— The task —
Transcribe the whole listing without a single picture.

——

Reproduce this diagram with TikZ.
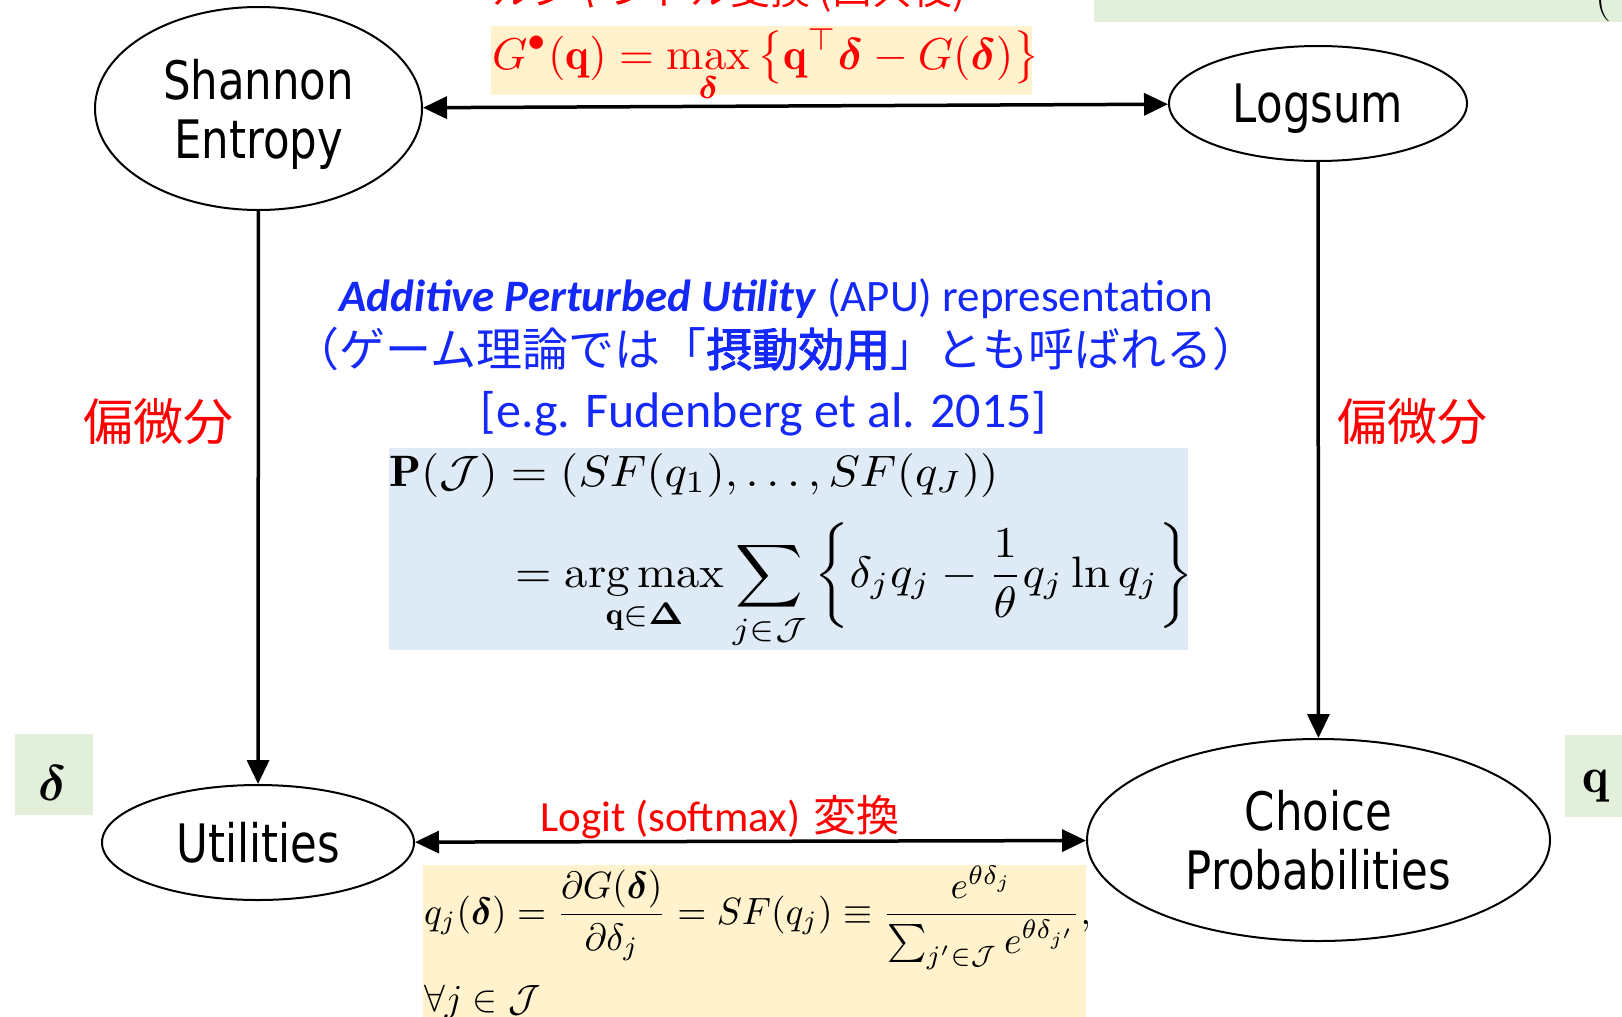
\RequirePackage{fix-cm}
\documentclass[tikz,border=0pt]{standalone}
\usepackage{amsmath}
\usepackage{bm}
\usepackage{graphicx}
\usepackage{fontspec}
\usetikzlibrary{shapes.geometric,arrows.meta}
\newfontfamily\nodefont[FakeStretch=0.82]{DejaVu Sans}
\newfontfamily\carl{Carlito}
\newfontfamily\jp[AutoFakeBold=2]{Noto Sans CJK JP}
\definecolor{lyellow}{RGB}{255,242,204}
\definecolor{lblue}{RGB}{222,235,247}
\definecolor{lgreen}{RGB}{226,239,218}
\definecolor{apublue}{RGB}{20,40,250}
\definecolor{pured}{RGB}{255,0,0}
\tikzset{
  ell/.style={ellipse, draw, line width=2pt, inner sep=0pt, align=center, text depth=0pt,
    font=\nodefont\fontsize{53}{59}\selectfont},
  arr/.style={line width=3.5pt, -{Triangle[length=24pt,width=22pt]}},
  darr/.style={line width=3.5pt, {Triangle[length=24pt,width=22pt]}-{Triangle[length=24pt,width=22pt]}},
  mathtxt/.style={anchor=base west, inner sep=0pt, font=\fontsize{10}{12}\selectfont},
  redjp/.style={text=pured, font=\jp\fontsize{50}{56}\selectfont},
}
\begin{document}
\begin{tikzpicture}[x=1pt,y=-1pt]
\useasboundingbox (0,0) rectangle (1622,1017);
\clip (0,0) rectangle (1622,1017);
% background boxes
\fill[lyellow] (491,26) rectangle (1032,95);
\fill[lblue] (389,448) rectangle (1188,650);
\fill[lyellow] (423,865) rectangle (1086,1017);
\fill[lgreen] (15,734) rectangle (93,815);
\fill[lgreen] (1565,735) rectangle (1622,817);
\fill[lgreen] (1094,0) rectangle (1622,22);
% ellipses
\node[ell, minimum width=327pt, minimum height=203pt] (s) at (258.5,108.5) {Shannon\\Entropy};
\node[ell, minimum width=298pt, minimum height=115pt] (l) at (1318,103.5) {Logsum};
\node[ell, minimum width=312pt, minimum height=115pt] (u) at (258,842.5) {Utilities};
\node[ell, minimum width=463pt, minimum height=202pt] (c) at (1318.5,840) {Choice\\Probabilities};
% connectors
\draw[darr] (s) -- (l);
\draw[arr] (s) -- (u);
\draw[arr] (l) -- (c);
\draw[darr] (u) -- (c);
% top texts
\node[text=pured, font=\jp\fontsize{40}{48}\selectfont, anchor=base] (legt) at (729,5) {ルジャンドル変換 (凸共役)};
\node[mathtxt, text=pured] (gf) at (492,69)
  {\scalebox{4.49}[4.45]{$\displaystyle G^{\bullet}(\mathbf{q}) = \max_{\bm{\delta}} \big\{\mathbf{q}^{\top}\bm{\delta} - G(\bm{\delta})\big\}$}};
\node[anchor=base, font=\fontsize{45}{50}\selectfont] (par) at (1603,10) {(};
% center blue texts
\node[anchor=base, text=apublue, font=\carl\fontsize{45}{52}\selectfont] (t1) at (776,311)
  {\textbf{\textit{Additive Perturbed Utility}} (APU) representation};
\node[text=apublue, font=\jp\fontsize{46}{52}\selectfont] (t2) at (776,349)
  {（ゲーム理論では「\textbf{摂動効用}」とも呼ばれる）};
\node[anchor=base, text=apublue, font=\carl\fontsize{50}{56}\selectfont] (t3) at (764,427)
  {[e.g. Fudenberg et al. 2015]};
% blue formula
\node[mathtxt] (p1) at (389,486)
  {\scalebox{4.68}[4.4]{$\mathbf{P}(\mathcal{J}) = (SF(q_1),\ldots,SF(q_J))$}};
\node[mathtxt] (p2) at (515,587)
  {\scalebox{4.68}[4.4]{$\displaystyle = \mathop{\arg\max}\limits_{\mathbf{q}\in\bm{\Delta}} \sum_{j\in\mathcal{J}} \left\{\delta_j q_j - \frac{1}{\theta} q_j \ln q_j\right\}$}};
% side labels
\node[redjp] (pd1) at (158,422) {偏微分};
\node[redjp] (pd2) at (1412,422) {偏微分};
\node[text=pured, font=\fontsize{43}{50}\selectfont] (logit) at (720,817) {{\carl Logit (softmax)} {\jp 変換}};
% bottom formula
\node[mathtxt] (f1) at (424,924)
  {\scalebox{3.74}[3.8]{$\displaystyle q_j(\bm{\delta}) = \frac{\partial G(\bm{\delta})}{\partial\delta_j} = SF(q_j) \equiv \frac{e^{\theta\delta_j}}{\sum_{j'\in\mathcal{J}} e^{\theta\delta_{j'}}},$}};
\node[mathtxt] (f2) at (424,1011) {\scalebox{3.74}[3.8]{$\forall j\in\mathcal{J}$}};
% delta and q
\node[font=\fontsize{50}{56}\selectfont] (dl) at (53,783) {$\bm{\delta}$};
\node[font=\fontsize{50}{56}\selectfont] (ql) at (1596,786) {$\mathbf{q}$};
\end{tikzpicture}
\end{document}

——

— Written response —
Reproduce this diagram with TikZ.
\RequirePackage{fix-cm}
\documentclass[tikz,border=0pt]{standalone}
\usepackage{amsmath}
\usepackage{bm}
\usepackage{graphicx}
\usepackage{fontspec}
\usetikzlibrary{shapes.geometric,arrows.meta}
\newfontfamily\nodefont[FakeStretch=0.82]{DejaVu Sans}
\newfontfamily\carl{Carlito}
\newfontfamily\jp[AutoFakeBold=2]{Noto Sans CJK JP}
\definecolor{lyellow}{RGB}{255,242,204}
\definecolor{lblue}{RGB}{222,235,247}
\definecolor{lgreen}{RGB}{226,239,218}
\definecolor{apublue}{RGB}{20,40,250}
\definecolor{pured}{RGB}{255,0,0}
\tikzset{
  ell/.style={ellipse, draw, line width=2pt, inner sep=0pt, align=center, text depth=0pt,
    font=\nodefont\fontsize{53}{59}\selectfont},
  arr/.style={line width=3.5pt, -{Triangle[length=24pt,width=22pt]}},
  darr/.style={line width=3.5pt, {Triangle[length=24pt,width=22pt]}-{Triangle[length=24pt,width=22pt]}},
  mathtxt/.style={anchor=base west, inner sep=0pt, font=\fontsize{10}{12}\selectfont},
  redjp/.style={text=pured, font=\jp\fontsize{50}{56}\selectfont},
}
\begin{document}
\begin{tikzpicture}[x=1pt,y=-1pt]
\useasboundingbox (0,0) rectangle (1622,1017);
\clip (0,0) rectangle (1622,1017);
% background boxes
\fill[lyellow] (491,26) rectangle (1032,95);
\fill[lblue] (389,448) rectangle (1188,650);
\fill[lyellow] (423,865) rectangle (1086,1017);
\fill[lgreen] (15,734) rectangle (93,815);
\fill[lgreen] (1565,735) rectangle (1622,817);
\fill[lgreen] (1094,0) rectangle (1622,22);
% ellipses
\node[ell, minimum width=327pt, minimum height=203pt] (s) at (258.5,108.5) {Shannon\\Entropy};
\node[ell, minimum width=298pt, minimum height=115pt] (l) at (1318,103.5) {Logsum};
\node[ell, minimum width=312pt, minimum height=115pt] (u) at (258,842.5) {Utilities};
\node[ell, minimum width=463pt, minimum height=202pt] (c) at (1318.5,840) {Choice\\Probabilities};
% connectors
\draw[darr] (s) -- (l);
\draw[arr] (s) -- (u);
\draw[arr] (l) -- (c);
\draw[darr] (u) -- (c);
% top texts
\node[text=pured, font=\jp\fontsize{40}{48}\selectfont, anchor=base] (legt) at (729,5) {ルジャンドル変換 (凸共役)};
\node[mathtxt, text=pured] (gf) at (492,69)
  {\scalebox{4.49}[4.45]{$\displaystyle G^{\bullet}(\mathbf{q}) = \max_{\bm{\delta}} \big\{\mathbf{q}^{\top}\bm{\delta} - G(\bm{\delta})\big\}$}};
\node[anchor=base, font=\fontsize{45}{50}\selectfont] (par) at (1603,10) {(};
% center blue texts
\node[anchor=base, text=apublue, font=\carl\fontsize{45}{52}\selectfont] (t1) at (776,311)
  {\textbf{\textit{Additive Perturbed Utility}} (APU) representation};
\node[text=apublue, font=\jp\fontsize{46}{52}\selectfont] (t2) at (776,349)
  {（ゲーム理論では「\textbf{摂動効用}」とも呼ばれる）};
\node[anchor=base, text=apublue, font=\carl\fontsize{50}{56}\selectfont] (t3) at (764,427)
  {[e.g. Fudenberg et al. 2015]};
% blue formula
\node[mathtxt] (p1) at (389,486)
  {\scalebox{4.68}[4.4]{$\mathbf{P}(\mathcal{J}) = (SF(q_1),\ldots,SF(q_J))$}};
\node[mathtxt] (p2) at (515,587)
  {\scalebox{4.68}[4.4]{$\displaystyle = \mathop{\arg\max}\limits_{\mathbf{q}\in\bm{\Delta}} \sum_{j\in\mathcal{J}} \left\{\delta_j q_j - \frac{1}{\theta} q_j \ln q_j\right\}$}};
% side labels
\node[redjp] (pd1) at (158,422) {偏微分};
\node[redjp] (pd2) at (1412,422) {偏微分};
\node[text=pured, font=\fontsize{43}{50}\selectfont] (logit) at (720,817) {{\carl Logit (softmax)} {\jp 変換}};
% bottom formula
\node[mathtxt] (f1) at (424,924)
  {\scalebox{3.74}[3.8]{$\displaystyle q_j(\bm{\delta}) = \frac{\partial G(\bm{\delta})}{\partial\delta_j} = SF(q_j) \equiv \frac{e^{\theta\delta_j}}{\sum_{j'\in\mathcal{J}} e^{\theta\delta_{j'}}},$}};
\node[mathtxt] (f2) at (424,1011) {\scalebox{3.74}[3.8]{$\forall j\in\mathcal{J}$}};
% delta and q
\node[font=\fontsize{50}{56}\selectfont] (dl) at (53,783) {$\bm{\delta}$};
\node[font=\fontsize{50}{56}\selectfont] (ql) at (1596,786) {$\mathbf{q}$};
\end{tikzpicture}
\end{document}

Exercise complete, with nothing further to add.